▶ _Provided data_:
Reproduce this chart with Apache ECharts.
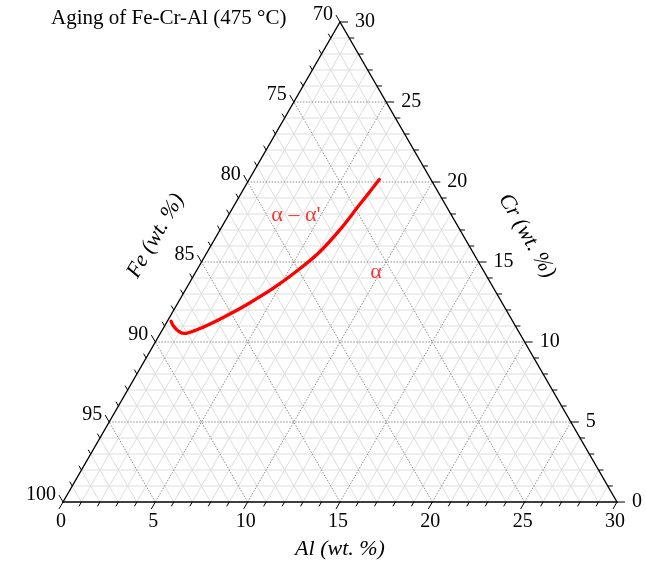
<!DOCTYPE html>
<html>
<head>
<meta charset="utf-8">
<script src="https://cdn.jsdelivr.net/npm/echarts@6/dist/echarts.min.js"></script>
<style>
  html, body { margin: 0; padding: 0; background: #fff; }
  #chart { width: 646px; height: 562px; }
</style>
</head>
<body>
<div id="chart"></div>
<script>
// Ternary section of the Fe-Cr-Al system: Fe 70-100, Cr 0-30, Al 0-30 (wt. %)
const chartTitle = 'Aging of Fe-Cr-Al (475 °C)';
const span = 30;                       // width of each composition axis
const alTicks = [0, 5, 10, 15, 20, 25, 30];
const crTicks = [0, 5, 10, 15, 20, 25, 30];
const feTicks = [100, 95, 90, 85, 80, 75, 70];

// α / α–α' boundary, as (Al, Cr) wt. % pairs
const boundaryAl = [7.05, 6.75, 6.49, 6.09, 5.48, 4.71, 3.78, 2.91, 2.13, 1.39, 0.88, 0.45, 0.20];
const boundaryCr = [20.16, 18.48, 17.02, 15.64, 14.48, 13.36, 12.33, 11.53, 10.93, 10.54, 10.70, 11.03, 11.30];

// phase-field names and where they sit (Al, Cr)
const regionNames = ['α – α\'', 'α'];
const regionAl = [3.66, 9.78];
const regionCr = [17.9, 14.34];

const SQ = Math.sqrt(3) / 2;
// (Al, Cr) -> cartesian data coordinates of the equilateral triangle
function tern(al, cr) { return [al + cr / 2, cr * SQ]; }

const FONT = '"Liberation Serif", "Times New Roman", serif';

// grid lines in the three composition directions
const gridLines = [];
for (let k = 1; k < span; k++) {
  const major = k % 5 === 0 ? 1 : 0;
  gridLines.push([0, k, span - k, k, major]);          // constant Cr
  gridLines.push([k, 0, k, span - k, major]);          // constant Al
  gridLines.push([k, 0, 0, k, major]);                 // constant Fe
}
const edges = [[0, 0, span, 0], [span, 0, 0, span], [0, span, 0, 0]];

// tick marks: anchor (Al, Cr), side id, major flag
const ticks = [];
for (let k = 0; k <= span; k++) {
  const major = k % 5 === 0 ? 1 : 0;
  ticks.push([k, 0, 0, major]);                        // Al axis (bottom)
  ticks.push([span - k, k, 1, major]);                 // Cr axis (right)
  ticks.push([0, k, 2, major]);                        // Fe axis (left)
}
// outward tick directions in screen space
const tickDir = [[-0.5, SQ], [1, 0], [-0.5, -SQ]];

const labelItems = [];
alTicks.forEach(v => labelItems.push([v, 0, 0, String(v)]));
crTicks.forEach(v => labelItems.push([span - v, v, 1, String(v)]));
feTicks.forEach(v => labelItems.push([0, 100 - v, 2, String(v)]));

// Catmull-Rom spline through pixel points, written as SVG path data
function splinePath(pts) {
  let d = 'M' + pts[0][0] + ' ' + pts[0][1];
  for (let i = 0; i < pts.length - 1; i++) {
    const p0 = pts[Math.max(i - 1, 0)];
    const p1 = pts[i];
    const p2 = pts[i + 1];
    const p3 = pts[Math.min(i + 2, pts.length - 1)];
    const c1x = p1[0] + (p2[0] - p0[0]) / 6, c1y = p1[1] + (p2[1] - p0[1]) / 6;
    const c2x = p2[0] - (p3[0] - p1[0]) / 6, c2y = p2[1] - (p3[1] - p1[1]) / 6;
    d += ' C' + c1x + ' ' + c1y + ' ' + c2x + ' ' + c2y + ' ' + p2[0] + ' ' + p2[1];
  }
  return d;
}

const chart = echarts.init(document.getElementById('chart'), null, { renderer: 'canvas' });

const option = {
  animation: false,
  backgroundColor: '#fff',
  grid: { left: 63, right: 29, top: 22, bottom: 60 },
  xAxis: { type: 'value', min: 0, max: span, show: false },
  yAxis: { type: 'value', min: 0, max: span * SQ, show: false },
  graphic: [{
    type: 'text', left: 51, top: 8,
    style: { text: chartTitle, font: '21px ' + FONT, fill: '#000' }
  }],
  series: [
    {
      type: 'custom', name: 'grid', silent: true, z: 1,
      data: gridLines,
      renderItem(params, api) {
        const a = api.coord(tern(api.value(0), api.value(1)));
        const b = api.coord(tern(api.value(2), api.value(3)));
        const major = api.value(4) === 1;
        return {
          type: 'line',
          shape: { x1: a[0], y1: a[1], x2: b[0], y2: b[1] },
          style: major
            ? { stroke: '#8a8a8a', lineWidth: 1, lineDash: [1.5, 1.5] }
            : { stroke: '#dedede', lineWidth: 1 },
          z2: major ? 2 : 1
        };
      }
    },
    {
      type: 'custom', name: 'frame', silent: true, z: 3,
      data: edges,
      renderItem(params, api) {
        const a = api.coord(tern(api.value(0), api.value(1)));
        const b = api.coord(tern(api.value(2), api.value(3)));
        return {
          type: 'line',
          shape: { x1: a[0], y1: a[1], x2: b[0], y2: b[1] },
          style: { stroke: '#000', lineWidth: 1.4, lineCap: 'round' }
        };
      }
    },
    {
      type: 'custom', name: 'ticks', silent: true, z: 3,
      data: ticks,
      renderItem(params, api) {
        const p = api.coord(tern(api.value(0), api.value(1)));
        const d = tickDir[api.value(2)];
        const len = api.value(3) === 1 ? 8 : 5;
        return {
          type: 'line',
          shape: { x1: p[0], y1: p[1], x2: p[0] + d[0] * len, y2: p[1] + d[1] * len },
          style: { stroke: '#000', lineWidth: 1 }
        };
      }
    },
    {
      type: 'custom', name: 'tickLabels', silent: true, z: 4,
      data: labelItems,
      renderItem(params, api) {
        const p = api.coord(tern(api.value(0), api.value(1)));
        const side = api.value(2);
        const d = tickDir[side];
        const e = [p[0] + d[0] * 8, p[1] + d[1] * 8];
        const txt = labelItems[params.dataIndex][3];
        let x, y, align, vAlign;
        if (side === 0) { x = p[0] - 2; y = e[1] + 3; align = 'center'; vAlign = 'top'; }
        else if (side === 1) { x = e[0] + 7; y = e[1]; align = 'left'; vAlign = 'middle'; }
        else { x = e[0] - 3; y = e[1]; align = 'right'; vAlign = 'middle'; }
        return {
          type: 'text',
          x: x, y: y,
          style: { text: txt, font: '20px ' + FONT, fill: '#000', align: align, verticalAlign: vAlign }
        };
      }
    },
    {
      type: 'custom', name: 'axisTitles', silent: true, z: 4,
      data: [[span / 2, 0, 0], [span / 2, span / 2, 1], [0, span / 2, 2]],
      renderItem(params, api) {
        const p = api.coord(tern(api.value(0), api.value(1)));
        const side = api.value(2);
        const texts = ['Al (wt. %)', 'Cr (wt. %)', 'Fe (wt. %)'];
        let x, y, rot;
        if (side === 0) { x = p[0]; y = p[1] + 47; rot = 0; }
        else if (side === 1) { x = p[0] + 0.866 * 56; y = p[1] - 0.5 * 56 + 2; rot = -Math.PI / 3; }
        else { x = p[0] - 0.866 * 54 + 1; y = p[1] - 0.5 * 54 + 1; rot = Math.PI / 3; }
        return {
          type: 'text',
          x: x, y: y, rotation: rot,
          style: {
            text: texts[side], font: 'italic 22px ' + FONT, fill: '#000',
            align: 'center', verticalAlign: 'middle'
          }
        };
      }
    },
    {
      // phase boundary, drawn as a smooth spline through the (Al, Cr) points
      type: 'custom', name: 'boundary', silent: true, z: 5,
      data: boundaryAl.map((a, i) => tern(a, boundaryCr[i])),
      renderItem(params, api) {
        if (params.dataIndex !== 0) return null;
        const pts = boundaryAl.map((a, i) => api.coord(tern(a, boundaryCr[i])));
        return {
          type: 'path',
          shape: { pathData: splinePath(pts) },
          style: { fill: 'none', stroke: '#ff0000', lineWidth: 3.3, lineCap: 'round', lineJoin: 'round' }
        };
      }
    },
    {
      type: 'scatter', name: 'regions', z: 5, silent: true,
      data: regionAl.map((a, i) => tern(a, regionCr[i])),
      symbolSize: 0,
      label: {
        show: true, position: 'inside',
        formatter: p => regionNames[p.dataIndex],
        color: '#ff0000', fontSize: 22, fontFamily: FONT
      }
    }
  ]
};

chart.setOption(option);
</script>
</body>
</html>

▶ _Set task_: In the data above, please extract the lines from the first one through the line with "const feTicks = [100, 95, 90, 85, 80, 75, 70];", exactly, and keep pictures out.

▶ _Written response_:
Reproduce this chart with Apache ECharts.
<!DOCTYPE html>
<html>
<head>
<meta charset="utf-8">
<script src="https://cdn.jsdelivr.net/npm/echarts@6/dist/echarts.min.js"></script>
<style>
  html, body { margin: 0; padding: 0; background: #fff; }
  #chart { width: 646px; height: 562px; }
</style>
</head>
<body>
<div id="chart"></div>
<script>
// Ternary section of the Fe-Cr-Al system: Fe 70-100, Cr 0-30, Al 0-30 (wt. %)
const chartTitle = 'Aging of Fe-Cr-Al (475 °C)';
const span = 30;                       // width of each composition axis
const alTicks = [0, 5, 10, 15, 20, 25, 30];
const crTicks = [0, 5, 10, 15, 20, 25, 30];
const feTicks = [100, 95, 90, 85, 80, 75, 70];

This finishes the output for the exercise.